- North Dome Location within New York North Dome Location within the United States

Highest point
- Elevation: 3,610 ft (1,100 m)
- Prominence: 1,160 ft (350 m)
- Listing: Catskill High Peaks 26th
- Coordinates: 42°10.43′N 74°20.93′W﻿ / ﻿42.17383°N 74.34883°W

Geography
- Location: Greene County, New York
- Parent range: Catskill Mountains
- Topo map: USGS Lexington

= North Dome (New York) =

Mountain in the United States

North Dome is a mountain located in Greene County, New York.
The mountain is part of the Catskill Mountains. North Dome is flanked to the east by West Kill Mountain, and to the west faces Mount Sherrill.

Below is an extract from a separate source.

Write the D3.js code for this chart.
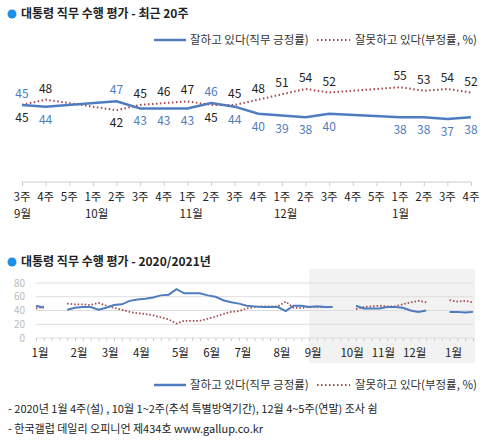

North Dome stands within the watershed of the Hudson River, which drains into New York Bay.
The northern slopes of North Dome drain into the West Kill via Hagadone Brook and Bennett Brook, thence into Schoharie Creek, the Mohawk River, and the Hudson River.
The southern slopes of North Dome drain into Esopus Creek, and thence into the Hudson River.

North Dome is contained within the Westkill Mountain Wilderness Area of New York's Catskill State Park.
There is no hiking trail over the mountain, though an extension of the Devil's Path west from West Kill Mtn. has been contemplated. The ascent is made by bushwack, most often from Spruceton Road.